Testing Cloudwatch Alarms

July 09, 2018

The Problem

Testing that AWS Cloudwatch alarms are configured correctly, can be triggered and result in an on-call alert. This is rather complex issue due to a number of factors:

  1. Simulating data that will trigger the alarm. Different metrics require different data (CPU, Memory, Network)
  2. The alarm needed to be active for a period of time (5-20 minutes) as the on-call alert is a human process

Method 1: set-alarm-state

Initially set-alarm-state seemed like an ideal candidate. Manual control over the alarm's state.

Problems

When testing it would change the alarm's state to ALARM but it would immedietly toggle back to OK. It just wasn't long enough to trigger an on-call alert.

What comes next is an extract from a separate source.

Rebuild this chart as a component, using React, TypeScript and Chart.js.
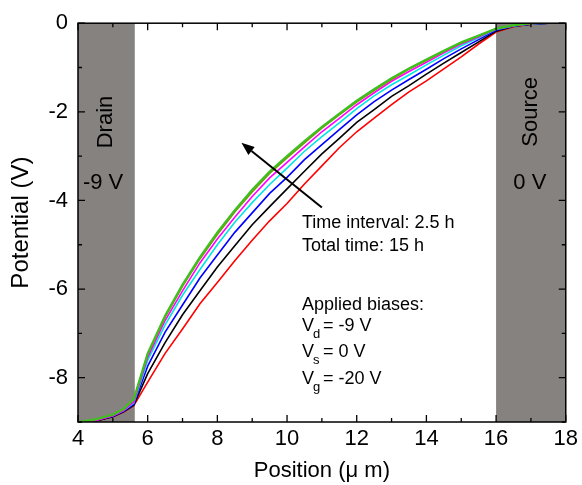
import React, { useEffect, useRef } from "react";
import { Chart, registerables } from "chart.js";

Chart.register(...registerables);

// ---- data ----
const positions = [4, 4.5, 5, 5.3, 5.6, 6, 6.5, 7, 7.5, 8, 8.5, 9, 9.5, 10, 10.5, 11, 11.5, 12, 12.5, 13, 13.5, 14, 14.5, 15, 15.5, 16, 16.5, 17, 17.5, 18];

const potential0h = [-9, -8.97, -8.88, -8.78, -8.63, -8.10, -7.45, -6.90, -6.33, -5.85, -5.36, -4.90, -4.46, -4.07, -3.63, -3.22, -2.81, -2.45, -2.14, -1.84, -1.55, -1.30, -1.03, -0.76, -0.47, -0.20, -0.08, -0.02, 0, 0];
const potential2p5h = [-9, -8.98, -8.88, -8.77, -8.62, -7.91, -7.21, -6.58, -6.04, -5.50, -5.02, -4.55, -4.14, -3.74, -3.34, -2.95, -2.60, -2.24, -1.95, -1.65, -1.41, -1.15, -0.90, -0.66, -0.42, -0.18, -0.07, -0.02, 0, 0];
const potential5h = [-9, -8.96, -8.87, -8.76, -8.60, -7.74, -6.97, -6.36, -5.75, -5.23, -4.72, -4.28, -3.84, -3.48, -3.08, -2.74, -2.40, -2.07, -1.77, -1.51, -1.27, -1.04, -0.80, -0.58, -0.37, -0.16, -0.06, -0.02, 0, 0];
const potential7p5h = [-9, -8.96, -8.86, -8.75, -8.57, -7.61, -6.81, -6.14, -5.56, -5.00, -4.49, -4.05, -3.64, -3.27, -2.89, -2.56, -2.25, -1.93, -1.64, -1.39, -1.17, -0.94, -0.72, -0.51, -0.33, -0.14, -0.06, -0.01, 0, 0];
const potential10h = [-9.02, -8.97, -8.86, -8.74, -8.55, -7.54, -6.71, -6.04, -5.41, -4.87, -4.38, -3.91, -3.49, -3.14, -2.79, -2.45, -2.15, -1.84, -1.57, -1.31, -1.09, -0.88, -0.67, -0.47, -0.31, -0.13, -0.05, -0.01, 0.01, 0];
const potential12p5h = [-9, -8.95, -8.84, -8.72, -8.50, -7.48, -6.64, -5.94, -5.32, -4.77, -4.26, -3.81, -3.39, -3.04, -2.70, -2.37, -2.07, -1.78, -1.52, -1.27, -1.04, -0.84, -0.64, -0.45, -0.29, -0.13, -0.05, -0.01, 0.01, 0.01];
const potential15h = [-9, -8.94, -8.83, -8.71, -8.48, -7.45, -6.60, -5.90, -5.28, -4.72, -4.22, -3.76, -3.35, -3.00, -2.66, -2.34, -2.04, -1.75, -1.49, -1.24, -1.02, -0.82, -0.62, -0.43, -0.28, -0.12, -0.04, 0, 0.01, 0.01];

const seriesLabels = ["0 h", "2.5 h", "5 h", "7.5 h", "10 h", "12.5 h", "15 h"];
const seriesColors = ["#ff0000", "#000000", "#0000ff", "#00e5e5", "#ff00ff", "#8a8a10", "#3cc21e"];

const xTickValues = [4, 6, 8, 10, 12, 14, 16, 18];
const yTickValues = [-8, -6, -4, -2, 0];
const drainRange = [4, 5.63];
const sourceRange = [16, 18];

// arrow (tail -> head) in data coordinates
const arrowTail = [11.0, -4.16];
const arrowHead = [8.69, -2.7];

const FONT = '"Liberation Sans", Arial, Helvetica, sans-serif';

export default function App() {
  const ref = useRef<HTMLCanvasElement>(null);

  useEffect(() => {
    const canvas = ref.current;
    if (!canvas) return;

    const allSeries = [potential0h, potential2p5h, potential5h, potential7p5h, potential10h, potential12p5h, potential15h];
    const datasets = allSeries
      .map((s, i) => ({
        label: seriesLabels[i],
        data: positions.map((p, j) => ({ x: p, y: s[j] })),
        borderColor: seriesColors[i],
        backgroundColor: seriesColors[i],
        borderWidth: i === 6 ? 2.2 : 1.6,
        pointRadius: 0,
        fill: false,
        tension: 0,
      }))
      .reverse(); // dataset 0 is drawn on top

    const overlay = {
      id: "overlay",
      beforeDatasetsDraw(chart: any) {
        const { ctx, chartArea: a, scales } = chart;
        const x = scales.x;
        const y = scales.y;
        ctx.save();
        ctx.fillStyle = "#86827f";
        for (const r of [drainRange, sourceRange]) {
          const x0 = x.getPixelForValue(r[0]);
          const x1 = x.getPixelForValue(r[1]);
          ctx.fillRect(x0, a.top, x1 - x0, a.bottom - a.top);
        }
        ctx.fillStyle = "#000";
        ctx.font = `22px ${FONT}`;
        ctx.textAlign = "center";
        ctx.textBaseline = "middle";
        const rot = (t: string, px: number, py: number) => {
          ctx.save();
          ctx.translate(x.getPixelForValue(px), y.getPixelForValue(py));
          ctx.rotate(-Math.PI / 2);
          ctx.fillText(t, 0, 0);
          ctx.restore();
        };
        rot("Drain", 4.8, -2.23);
        rot("Source", 17.0, -2.0);
        ctx.fillText("-9 V", x.getPixelForValue(4.72), y.getPixelForValue(-3.6));
        ctx.fillText("0 V", x.getPixelForValue(16.97), y.getPixelForValue(-3.6));
        ctx.restore();
      },
      afterDatasetsDraw(chart: any) {
        const { ctx, chartArea: a, scales } = chart;
        const x = scales.x;
        const y = scales.y;
        ctx.save();
        // frame
        ctx.strokeStyle = "#000";
        ctx.lineWidth = 1.5;
        ctx.strokeRect(a.left, a.top, a.right - a.left, a.bottom - a.top);
        // ticks (inward, all four sides)
        ctx.lineWidth = 1.3;
        ctx.beginPath();
        for (let v = 4; v <= 18; v += 1) {
          const px = x.getPixelForValue(v);
          const len = v % 2 === 0 ? 7 : 4;
          ctx.moveTo(px, a.bottom);
          ctx.lineTo(px, a.bottom - len);
          ctx.moveTo(px, a.top);
          ctx.lineTo(px, a.top + len);
        }
        for (let v = -9; v <= 0; v += 1) {
          const py = y.getPixelForValue(v);
          const len = v % 2 === 0 ? 7 : 4;
          ctx.moveTo(a.left, py);
          ctx.lineTo(a.left + len, py);
          ctx.moveTo(a.right, py);
          ctx.lineTo(a.right - len, py);
        }
        ctx.stroke();

        // arrow
        const tx = x.getPixelForValue(arrowTail[0]);
        const ty = y.getPixelForValue(arrowTail[1]);
        const hx = x.getPixelForValue(arrowHead[0]);
        const hy = y.getPixelForValue(arrowHead[1]);
        const ang = Math.atan2(hy - ty, hx - tx);
        const hl = 13;
        const hw = 5;
        const bx = hx - hl * Math.cos(ang);
        const by = hy - hl * Math.sin(ang);
        ctx.lineWidth = 2;
        ctx.beginPath();
        ctx.moveTo(tx, ty);
        ctx.lineTo(bx, by);
        ctx.stroke();
        ctx.fillStyle = "#000";
        ctx.beginPath();
        ctx.moveTo(hx, hy);
        ctx.lineTo(bx + hw * Math.sin(ang), by - hw * Math.cos(ang));
        ctx.lineTo(bx - hw * Math.sin(ang), by + hw * Math.cos(ang));
        ctx.closePath();
        ctx.fill();

        // annotation text
        ctx.font = `18px ${FONT}`;
        ctx.textAlign = "left";
        ctx.textBaseline = "middle";
        const lx = x.getPixelForValue(10.43);
        ctx.fillText("Time interval: 2.5 h", lx, y.getPixelForValue(-4.52));
        ctx.fillText("Total time: 15 h", lx, y.getPixelForValue(-5.04));
        ctx.fillText("Applied biases:", lx, y.getPixelForValue(-6.35));
        const subLine = (sub: string, rest: string, yv: number) => {
          const py = y.getPixelForValue(yv);
          ctx.font = `18px ${FONT}`;
          ctx.fillText("V", lx, py);
          const w = ctx.measureText("V").width;
          ctx.font = `13px ${FONT}`;
          ctx.fillText(sub, lx + w - 1, py + 8);
          ctx.font = `18px ${FONT}`;
          ctx.fillText(rest, lx + w + 9, py);
        };
        subLine("d", "= -9 V", -6.84);
        subLine("s", "= 0 V", -7.43);
        subLine("g", "= -20 V", -8.03);
        ctx.restore();
      },
    };

    const chart = new Chart(canvas, {
      type: "line",
      data: { datasets },
      options: {
        animation: false,
        responsive: false,
        maintainAspectRatio: false,
        parsing: true,
        layout: { padding: { top: 23, right: 15, left: 0, bottom: 0 } },
        plugins: { legend: { display: false }, tooltip: { enabled: false } },
        scales: {
          x: {
            type: "linear",
            min: 4,
            max: 18,
            afterBuildTicks: (s: any) => {
              s.ticks = xTickValues.map((v) => ({ value: v }));
            },
            afterFit: (s: any) => {
              s.height = 63;
            },
            ticks: {
              color: "#000",
              font: { size: 22, family: FONT },
              padding: 4,
              maxRotation: 0,
              autoSkip: false,
              callback: (v: any) => String(v),
            },
            grid: { display: false, drawTicks: false },
            border: { display: false },
            title: {
              display: true,
              text: "Position (\u03bc m)",
              color: "#000",
              font: { size: 22, family: FONT },
              padding: { top: 0, bottom: 1 },
            },
          },
          y: {
            type: "linear",
            min: -9,
            max: 0,
            afterBuildTicks: (s: any) => {
              s.ticks = yTickValues.map((v) => ({ value: v }));
            },
            afterFit: (s: any) => {
              s.width = 78;
            },
            ticks: {
              color: "#000",
              font: { size: 22, family: FONT },
              padding: 10,
              autoSkip: false,
              callback: (v: any) => String(v),
            },
            grid: { display: false, drawTicks: false },
            border: { display: false },
            title: {
              display: true,
              text: "Potential (V)",
              color: "#000",
              font: { size: 24, family: FONT },
              padding: { top: 7, bottom: 0 },
            },
          },
        },
      },
      plugins: [overlay],
    });

    return () => chart.destroy();
  }, []);

  return (
    <div style={{ position: "fixed", left: 0, top: 0, width: 582, height: 485, background: "#fff" }}>
      <canvas ref={ref} width={582} height={485} style={{ display: "block" }} />
    </div>
  );
}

Method 2: put-metric-alarm

Use put-metric-alarm to update an alarm's configuration so healthy stats will trigger the alarm.

Problems

This worked but it was complex. You must send all of the alarm's configuration as it overwrites all of the previous values. After testing the on-call alert then the original configuration must be sent back over put-metric-alarm. There is risk that the alarm will become misconfigured.

Method 3: put-metric-data

Use put-metric-data to send custom metric data designed to trigger the alarm.

The first implementation used javascript's setInterval to send the custom metric data once every second. Then the script just needed to be ran for the time required to trigger an on-call alert.

A future iteration could include constructing a timespan of custom metric data and send it on a single request. Or pulling down the alarm's cloudformation template and auto generate the custom metric data.

Problems

Some companies might feel hesitant to grant permissions to do this. Especially in higher environments.